▶ [Dataset rows]:
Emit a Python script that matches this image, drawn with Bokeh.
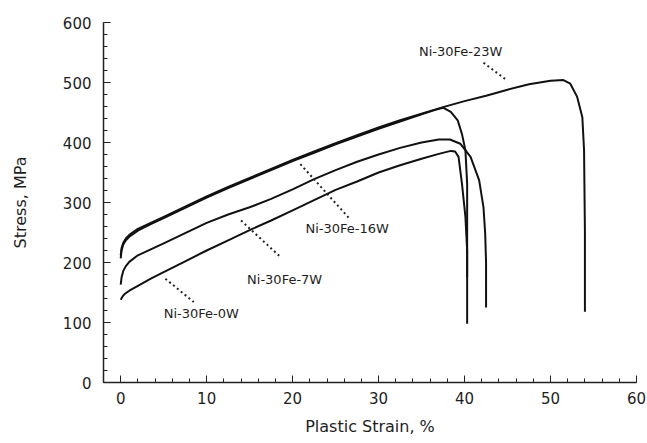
from bokeh.plotting import figure
from bokeh.models import FixedTicker, ColumnDataSource
from bokeh.core.properties import value
from bokeh.embed import file_html
from bokeh.resources import INLINE

# ---- data ----
strain_0w = [0, 0.2, 0.5, 1, 2, 3.5, 5, 7.5, 10, 12.5, 15, 17.5, 20, 22.5, 25, 27.5, 30, 32.5, 35, 37,
             38.4, 38.9, 39.3, 39.7, 40.1, 40.3, 40.3]
stress_0w = [138, 143, 148, 153, 161, 173, 184, 202, 220, 237, 254, 270, 287, 304, 321, 335, 350, 362, 373, 381,
             386, 385, 376, 331, 276, 220, 175]

strain_7w = [0, 0.1, 0.3, 0.6, 1, 2, 3.5, 5, 7.5, 10, 12.5, 15, 17.5, 20, 22.5, 25, 27.5, 30, 32.5, 35, 37,
             38.3, 39.5, 40.7, 41.7, 42.2, 42.4, 42.5, 42.5]
stress_7w = [163, 175, 186, 194, 201, 212, 222, 232, 249, 266, 280, 292, 306, 322, 339, 354, 368, 380, 391, 400, 405,
             405, 398, 376, 337, 292, 248, 200, 125]

strain_16w = [0, 0.1, 0.3, 0.6, 1, 2, 3.5, 5, 7.5, 10, 12.5, 15, 17.5, 20, 22.5, 25, 27.5, 30, 32.5, 35, 36.5,
              37.5, 38.4, 39.2, 39.7, 40.1, 40.3, 40.3]
stress_16w = [207, 220, 230, 237, 243, 253, 264, 274, 291, 308, 324, 339, 354, 369, 383, 397, 410, 423, 435, 447, 454,
              458, 451, 437, 414, 387, 331, 98]

strain_23w = [0, 0.1, 0.3, 0.6, 1, 2, 3.5, 5, 7.5, 10, 12.5, 15, 17.5, 20, 22.5, 25, 27.5, 30, 32.5, 35, 37.5,
              40, 42.5, 45, 47.5, 50, 51.5, 52.3, 53.1, 53.7, 53.9, 54.0, 54.0]
stress_23w = [212, 224, 233, 240, 246, 256, 266, 276, 293, 310, 326, 341, 356, 371, 385, 399, 412, 425, 437, 448, 459,
              469, 478, 488, 497, 503, 504, 498, 476, 442, 387, 250, 118]

label_names = ["Ni-30Fe-23W", "Ni-30Fe-16W", "Ni-30Fe-7W", "Ni-30Fe-0W"]
label_x = [34.7, 21.5, 14.7, 5.0]
label_y = [552, 257, 171, 115]
leader_x0 = [42.2, 20.9, 14.0, 5.2]
leader_y0 = [533, 364, 270, 173]
leader_x1 = [44.8, 26.5, 18.6, 8.5]
leader_y1 = [505, 275, 209, 134]

x_major = [0, 10, 20, 30, 40, 50, 60]
x_minor = list(range(0, 61, 2))
y_major = [0, 100, 200, 300, 400, 500, 600]
y_minor = list(range(0, 601, 20))

FONT = "DejaVu Sans"
TXT = "#1e1e1e"

p = figure(width=647, height=443, x_range=(-2, 60), y_range=(0, 600),
           output_backend="svg", toolbar_location=None,
           min_border_left=103, min_border_right=11, min_border_top=22, min_border_bottom=61)
p.outline_line_color = None
p.xgrid.visible = False
p.ygrid.visible = False

for s, v in [(strain_0w, stress_0w), (strain_7w, stress_7w), (strain_16w, stress_16w), (strain_23w, stress_23w)]:
    p.line(s, v, line_color="#111111", line_width=2)

for i in range(len(label_names)):
    p.line([leader_x0[i], leader_x1[i]], [leader_y0[i], leader_y1[i]], line_color="#222222",
           line_width=2, line_dash="2 3")

src = ColumnDataSource(dict(x=label_x, y=label_y, t=label_names))
p.text(x="x", y="y", text="t", source=src, text_font=value(FONT), text_font_size="13px",
       text_color=TXT, text_align="left", text_baseline="middle")

for ax in (p.xaxis[0], p.yaxis[0]):
    ax.major_label_text_font = FONT
    ax.major_label_text_font_size = "15px"
    ax.major_label_text_color = TXT
    ax.axis_label_text_font = FONT
    ax.axis_label_text_font_size = "16px"
    ax.axis_label_text_font_style = "normal"
    ax.axis_label_text_color = TXT
    ax.axis_line_color = "#222222"
    ax.axis_line_width = 1.5
    ax.major_tick_line_color = "#222222"
    ax.minor_tick_line_color = "#222222"
    ax.major_tick_in = 7
    ax.major_tick_out = 0
    ax.minor_tick_in = 4
    ax.minor_tick_out = 0

p.xaxis.ticker = FixedTicker(ticks=x_major, minor_ticks=x_minor)
p.yaxis.ticker = FixedTicker(ticks=y_major, minor_ticks=y_minor)
p.xaxis.axis_label = "Plastic Strain, %"
p.yaxis.axis_label = "Stress, MPa"
p.xaxis.major_label_standoff = 9
p.yaxis.major_label_standoff = 12
p.xaxis.axis_label_standoff = 10
p.yaxis.axis_label_standoff = 30

open("out.html", "w").write(file_html(p, INLINE))
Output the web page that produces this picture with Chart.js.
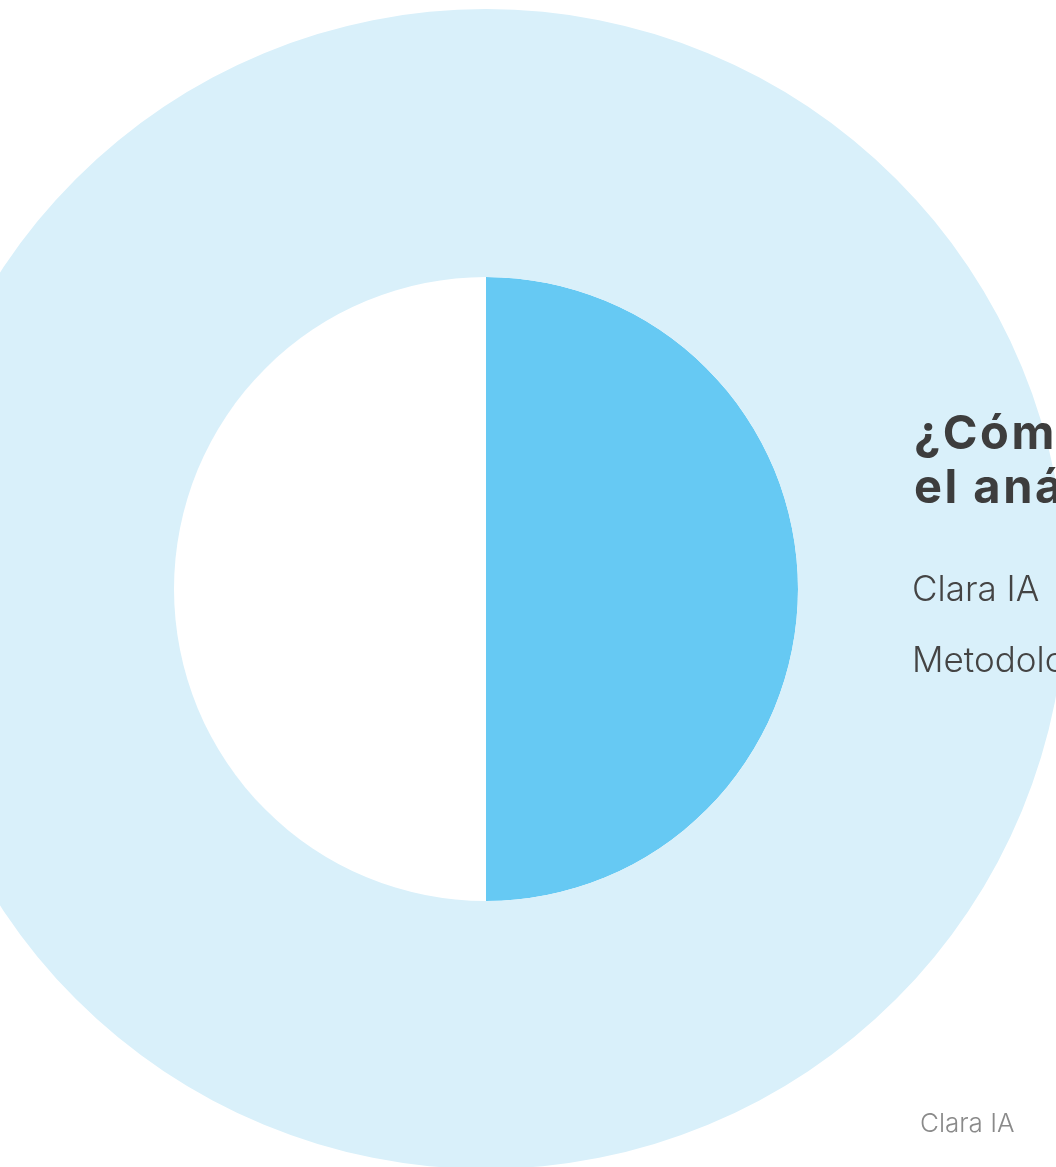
<!DOCTYPE html>
<html lang="es">
<head>
<meta charset="utf-8">
<script src="https://cdn.jsdelivr.net/npm/chart.js@4/dist/chart.umd.min.js"></script>
<style>
  html, body { margin: 0; padding: 0; width: 1056px; height: 1167px; overflow: hidden; background: #ffffff; }
  #wrap { position: absolute; left: -94px; top: 9px; width: 1160px; height: 1160px; }
  .txt { position: absolute; font-family: Inter, "Noto Sans", sans-serif; white-space: nowrap; }
  #title { left: 914px; top: 405px; font-size: 47px; font-weight: 700; line-height: 54px; color: #3d3d3d; letter-spacing: 2.5px; }
  .lbl { left: 912px; font-size: 35px; line-height: 35px; font-weight: 300; color: #444444; }
  #l1 { top: 571px; }
  #l2 { top: 642px; }
  #src { left: 920px; top: 1110px; font-size: 26px; line-height: 26px; font-weight: 300; color: #8a8a8a; }
</style>
</head>
<body>
<div id="wrap"><canvas id="c" width="1160" height="1160"></canvas></div>
<div class="txt" id="title">¿Cómo funciona<br>el análisis?</div>
<div class="txt lbl" id="l1">Clara IA</div>
<div class="txt lbl" id="l2">Metodología</div>
<div class="txt" id="src">Clara IA</div>
<script>
const outerLabels = ["Total"];
const outerValues = [100];
const innerLabels = ["Clara IA", "Metodología"];
const innerValues = [50, 50];

new Chart(document.getElementById('c'), {
  type: 'pie',
  data: {
    datasets: [
      { label: 'Total', data: outerValues, backgroundColor: ['#d9f0fa'], borderWidth: 0, weight: 268 },
      { label: 'Reparto', data: innerValues, backgroundColor: ['#66c9f3', '#ffffff'], borderWidth: 0, weight: 312 }
    ],
    labels: innerLabels
  },
  options: {
    responsive: false,
    animation: false,
    layout: { padding: 0 },
    plugins: { legend: { display: false }, tooltip: { enabled: false } },
    events: []
  }
});
</script>
</body>
</html>
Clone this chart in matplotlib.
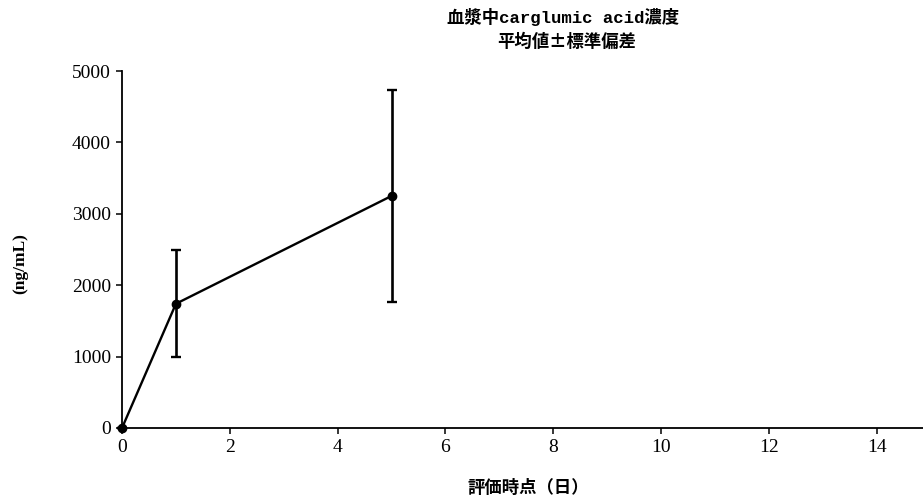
import numpy as np
import matplotlib.pyplot as plt

# 評価時点(日)ごとの血漿中濃度 平均値と標準偏差
days = [0, 1, 5]
mean_conc = [0, 1740, 3250]
sd_conc = [0, 750, 1480]

xticks = [0, 2, 4, 6, 8, 10, 12, 14]
yticks = [0, 1000, 2000, 3000, 4000, 5000]

mono_cjk = ['Liberation Mono', 'Noto Sans CJK JP']
cjk = ['Noto Sans CJK JP', 'DejaVu Sans']

fig = plt.figure(figsize=(9.23, 4.99), dpi=100)
ax = fig.add_axes([0.1322, 0.1423, 0.8678, 0.7154])

ax.errorbar(days, mean_conc, yerr=sd_conc, color='black', lw=1.7,
            marker='o', markersize=6, capsize=3.5, elinewidth=1.9,
            capthick=1.7, clip_on=False, zorder=3)

ax.set_xlim(0, 14.86)
ax.set_ylim(0, 5000)
ax.set_xticks(xticks)
ax.set_yticks(yticks)
for s in ['top', 'right']:
    ax.spines[s].set_visible(False)
for s in ['left', 'bottom']:
    ax.spines[s].set_linewidth(1.3)
ax.tick_params(direction='out', length=4, width=1.1, labelsize=14, pad=4)
for lab in ax.get_xticklabels() + ax.get_yticklabels():
    lab.set_fontfamily('Liberation Serif')

ax.set_ylabel('(ng/mL)', fontfamily='Liberation Serif', fontsize=12.5,
              fontweight='bold')
ax.yaxis.set_label_coords(-0.117, 0.46)

fig.text(0.61, 0.966, '血漿中carglumic acid濃度', family=mono_cjk,
         fontsize=12.5, fontweight='bold', ha='center', va='center')
fig.text(0.614, 0.916, '平均値±標準偏差', family=cjk, fontsize=12.5,
         fontweight='bold', ha='center', va='center')
fig.text(0.572, 0.022, '評価時点（日）', family=cjk, fontsize=12.5,
         fontweight='bold', ha='center', va='center')

plt.savefig('out.png', dpi=100)
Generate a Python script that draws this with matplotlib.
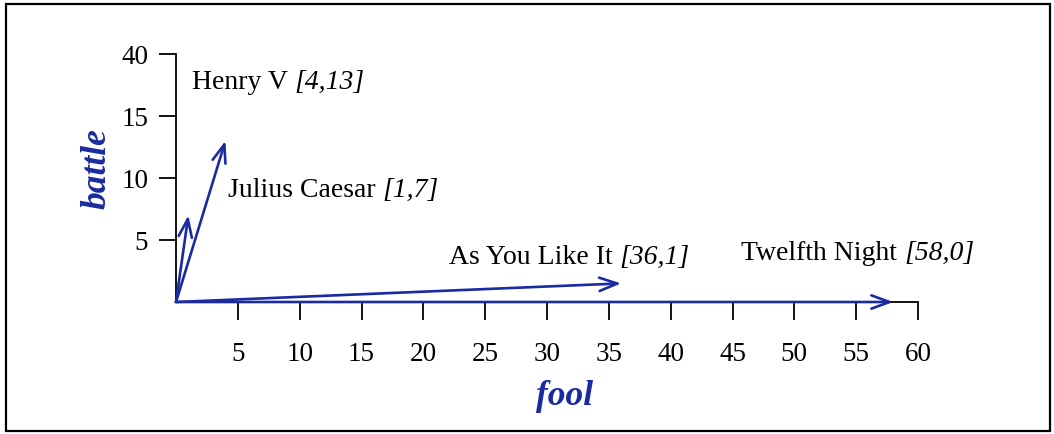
import matplotlib
matplotlib.use('Agg')
import matplotlib.pyplot as plt
import matplotlib.patches as patches
from matplotlib.transforms import offset_copy

# data: counts of "fool" and "battle" per play
plays = ['Henry V', 'Julius Caesar', 'As You Like It', 'Twelfth Night']
fool = [4, 1, 36, 58]
battle = [13, 7, 1.5, 0]
coord_labels = ['[4,13]', '[1,7]', '[36,1]', '[58,0]']

xtick_values = [5, 10, 15, 20, 25, 30, 35, 40, 45, 50, 55, 60]
ytick_values = [5, 10, 15, 20]
ytick_labels = ['5', '10', '15', '40']

# where the play names sit (data coords, left/baseline)
label_pos = [(1.3, 17.2), (4.2, 8.5), (22.1, 3.1), (45.7, 3.4)]

blue = '#1a2aa0'
serif = 'Liberation Serif'

fig = plt.figure(figsize=(10.54, 4.34), dpi=100)
ax = fig.add_axes([176/1054, 132/434, 742/1054, 248/434])

ax.set_xlim(0, 60)
ax.set_ylim(0, 20)
ax.spines['top'].set_visible(False)
ax.spines['right'].set_visible(False)
for s in ['left', 'bottom']:
    ax.spines[s].set_linewidth(1.3)

ax.set_xticks(xtick_values)
ax.set_xticklabels([str(v) for v in xtick_values], fontfamily=serif, fontsize=19.5)
ax.set_yticks(ytick_values)
ax.set_yticklabels(ytick_labels, fontfamily=serif, fontsize=19.5)
ax.tick_params(axis='x', direction='out', length=13, width=1.3, pad=16)
ax.tick_params(axis='y', direction='out', length=12, width=1.3, pad=8)

# vectors
for fx, by in zip(fool, battle):
    ax.annotate('', xy=(fx, by), xytext=(0, 0),
                arrowprops=dict(arrowstyle='->,head_length=0.65,head_width=0.24',
                                mutation_scale=20, lw=1.9, color=blue,
                                shrinkA=0, shrinkB=0),
                annotation_clip=False)

names = []
for name, (lx, ly) in zip(plays, label_pos):
    t = ax.text(lx, ly, name, fontfamily=serif, fontsize=20,
                ha='left', va='baseline')
    names.append(t)

fig.canvas.draw()
renderer = fig.canvas.get_renderer()
for t, cl, (lx, ly) in zip(names, coord_labels, label_pos):
    bb = t.get_window_extent(renderer)
    x1 = ax.transData.inverted().transform((bb.x1, 0))[0]
    ax.text(x1, ly, cl, fontfamily=serif, fontsize=20, style='italic',
            ha='left', va='baseline',
            transform=offset_copy(ax.transData, fig=fig, x=5, units='points'))

ax.set_xlabel('fool', fontfamily=serif, fontsize=25.5, fontweight='bold',
              style='italic', color=blue)
ax.xaxis.set_label_coords(0.524, -0.38)
ax.xaxis.label.set_va('center')
ax.set_ylabel('battle', fontfamily=serif, fontsize=25.5, fontweight='bold',
              style='italic', color=blue)
ax.yaxis.set_label_coords(-0.106, 0.54)
ax.yaxis.label.set_va('center')

# outer frame
frame = patches.Rectangle((6/1054, 3/434), 1044/1054, 427/434,
                          transform=fig.transFigure, fill=False,
                          edgecolor='black', lw=1.6)
fig.patches.append(frame)

fig.savefig('out.png', dpi=100)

▶ [Directive]: Leave out the pictures. Transcribe only the lines above, from the first through the one that contains "387, 250, 118]".

▶ [Answer for the task]:
Emit a Python script that matches this image, drawn with Bokeh.
from bokeh.plotting import figure
from bokeh.models import FixedTicker, ColumnDataSource
from bokeh.core.properties import value
from bokeh.embed import file_html
from bokeh.resources import INLINE

# ---- data ----
strain_0w = [0, 0.2, 0.5, 1, 2, 3.5, 5, 7.5, 10, 12.5, 15, 17.5, 20, 22.5, 25, 27.5, 30, 32.5, 35, 37,
             38.4, 38.9, 39.3, 39.7, 40.1, 40.3, 40.3]
stress_0w = [138, 143, 148, 153, 161, 173, 184, 202, 220, 237, 254, 270, 287, 304, 321, 335, 350, 362, 373, 381,
             386, 385, 376, 331, 276, 220, 175]

strain_7w = [0, 0.1, 0.3, 0.6, 1, 2, 3.5, 5, 7.5, 10, 12.5, 15, 17.5, 20, 22.5, 25, 27.5, 30, 32.5, 35, 37,
             38.3, 39.5, 40.7, 41.7, 42.2, 42.4, 42.5, 42.5]
stress_7w = [163, 175, 186, 194, 201, 212, 222, 232, 249, 266, 280, 292, 306, 322, 339, 354, 368, 380, 391, 400, 405,
             405, 398, 376, 337, 292, 248, 200, 125]

strain_16w = [0, 0.1, 0.3, 0.6, 1, 2, 3.5, 5, 7.5, 10, 12.5, 15, 17.5, 20, 22.5, 25, 27.5, 30, 32.5, 35, 36.5,
              37.5, 38.4, 39.2, 39.7, 40.1, 40.3, 40.3]
stress_16w = [207, 220, 230, 237, 243, 253, 264, 274, 291, 308, 324, 339, 354, 369, 383, 397, 410, 423, 435, 447, 454,
              458, 451, 437, 414, 387, 331, 98]

strain_23w = [0, 0.1, 0.3, 0.6, 1, 2, 3.5, 5, 7.5, 10, 12.5, 15, 17.5, 20, 22.5, 25, 27.5, 30, 32.5, 35, 37.5,
              40, 42.5, 45, 47.5, 50, 51.5, 52.3, 53.1, 53.7, 53.9, 54.0, 54.0]
stress_23w = [212, 224, 233, 240, 246, 256, 266, 276, 293, 310, 326, 341, 356, 371, 385, 399, 412, 425, 437, 448, 459,
              469, 478, 488, 497, 503, 504, 498, 476, 442, 387, 250, 118]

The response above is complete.